こうして、警察とヤクザの双方において、スパイ探しが始まりました。存在を気づかれた森屋と高山。警察とヤクザの二重生活を続ける二人に訪れる運命とは・・・といった具合のあらすじです。
ダブルフェイスの魅力
ここからはダブルフェイスの見所を語っていきます。
①息つく暇のないスリリングなストーリー
ストーリーは、常に緊迫感MAXのまま進行します。それもそのはず。
なぜなら、互いに身分を偽った主人公たちが、
⭐敵組織の情報をバレないように漏らす
⭐正体がバレないようにスパイ探しの魔の手から逃れる
と、1歩間違ったら自分がおじゃんになる場面が続くからです。
個人的に印象に残ったのは、前編の後半にある西島秀俊さん演じる森屋がスパイ探しの魔の手にかかった場面ですね。このドラマは常にドキドキ感が続くのに、前編のラスト20~30分は、さらにドキドキ感が増して心臓を貫きます。
②潜入の命を背負った2人の主人公
ダブルフェイスは、スリリングなクライムサスペンスであると同時に、警察とヤクザの身分を併せ持つ2人の人間を描いた作品でもあります。

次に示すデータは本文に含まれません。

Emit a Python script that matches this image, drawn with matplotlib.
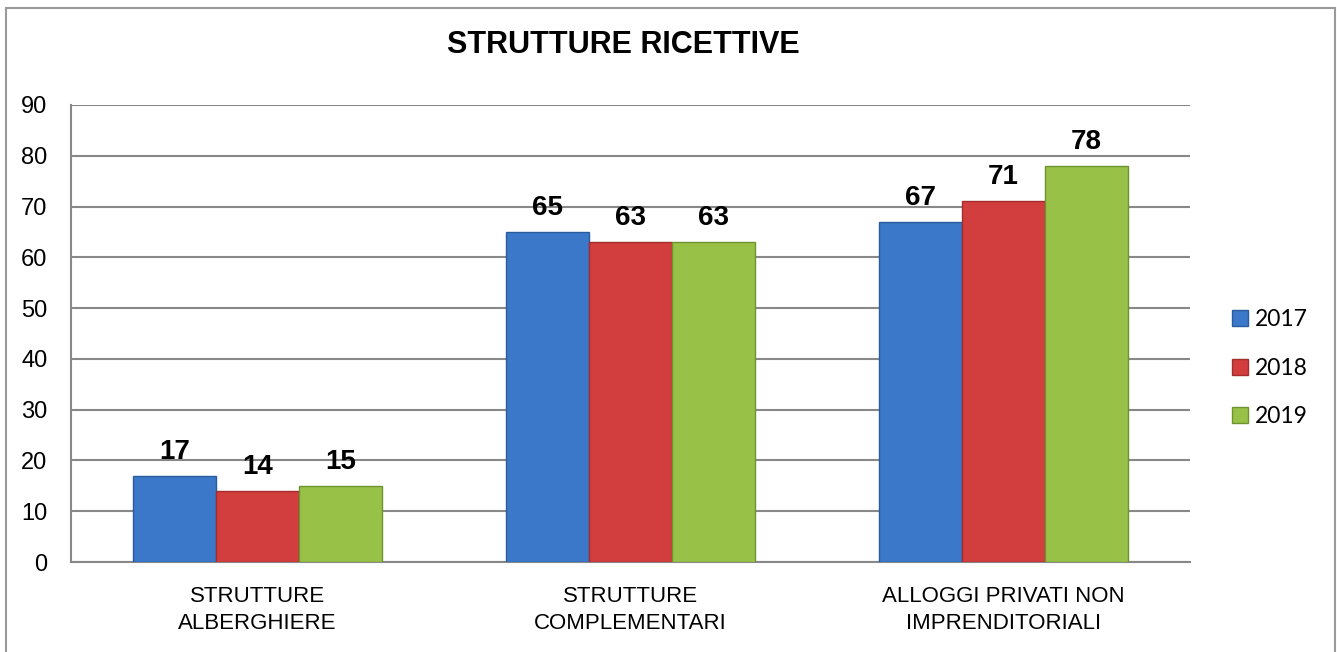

ヤクザ組織と決別したい潜入捜査官の森屋。仲間の警察官を欺きながらヤクザに手を貸して汚職を続ける高山。2人とも志願して潜入したわけではありません。森屋も高山も組織の親から、潜入の命令を受けて従っているだけなのです。警察とヤクザ、2つの母体から歩く道を勝手に突きつけられた森屋と高山。他者から決められた任務、そして、それによって囲まれる人間関係。自分の意思なく過ぎていく人生に、「このままで自分はよいのか・・・」と2人は揺れ動きます。
いずれはヤクザの仲間を裏切る森屋。定年まで警察官の仲間を欺き続ける高山。本当の自分を隠し通す。それがいかに苦痛であるかが、2人の主人公を通して伝わってきます。
③作品を引き立てる音楽
このドラマ、なんといってもBGMが良いです。音楽を担当したのは、ドラマ「SP」の菅野祐吾さんです。(あの「デッデッデン!」で始まる有名なBGMの生みの親です。)
前述に紹介した魅力の「①スリリングなストーリー」および「②潜入の命を背負った2人の主人公」を思う存分引き出しています。
ストーリーが大きく傾く時は緊張感あるハイテンポな曲が流れ、2人の主人公がこのままスパイ生活を続ける自分を見つめなおすシーンではスローで重々しい曲が流れます。その場その場のシーンにマッチした音楽が作品のメリハリになっており、観る人の目を引きつけます。
私はインファナル・アフェアを観ていませんが、ディパーテッドは観ました。好みによるかもしれませんが、ダブルフェイスとディパーテッドのBGMを比較したら、ダブルフェイスの方が良かったです。ディパーテッドは全体的にアメリカンでファンキーな明るいBGMでしたが、ダブルフェイスはシリアス路線全開のBGMになってます。個人的には、主人公2人がスパイ生活を続ける葛藤を現すのはシリアス路線の方が合っているのかなと思いました。
さいごに
香港映画の傑作「インファナル・アフェア」をモチーフに制作された日本ドラマ「ダブルフェイス」。やはり、傑作はリメイクしても傑作です。このブログを読んだ方には、ぜひとも観てほしいです。(ゲオかTSUTAYAに行けば、多分あるはず。)
ダブルフェイスは、テレビ放送が決まった際に、あまり大々的な宣伝はありませんでした。こっそりとTBSおよびWOWWOWで放映され、DVD化が決まった際にちょこっとだけ宣伝したぐらいです。それゆえ、このドラマに対する認知度はメチャクチャ低いです。実際に私がドラマ好きの知り合いに「ダブルフェイス知ってる?」と訊いたところ、誰1人知る者はいませんでした。面白い作品なのに埋もれていることを感じてしまいました。
ですので、このブログを読んだ方には観ていただき、スリリングなストーリーを楽しんでいただき、さらには2人の主人公が運命に葛藤する姿を見ていろいろと感じてほしいです。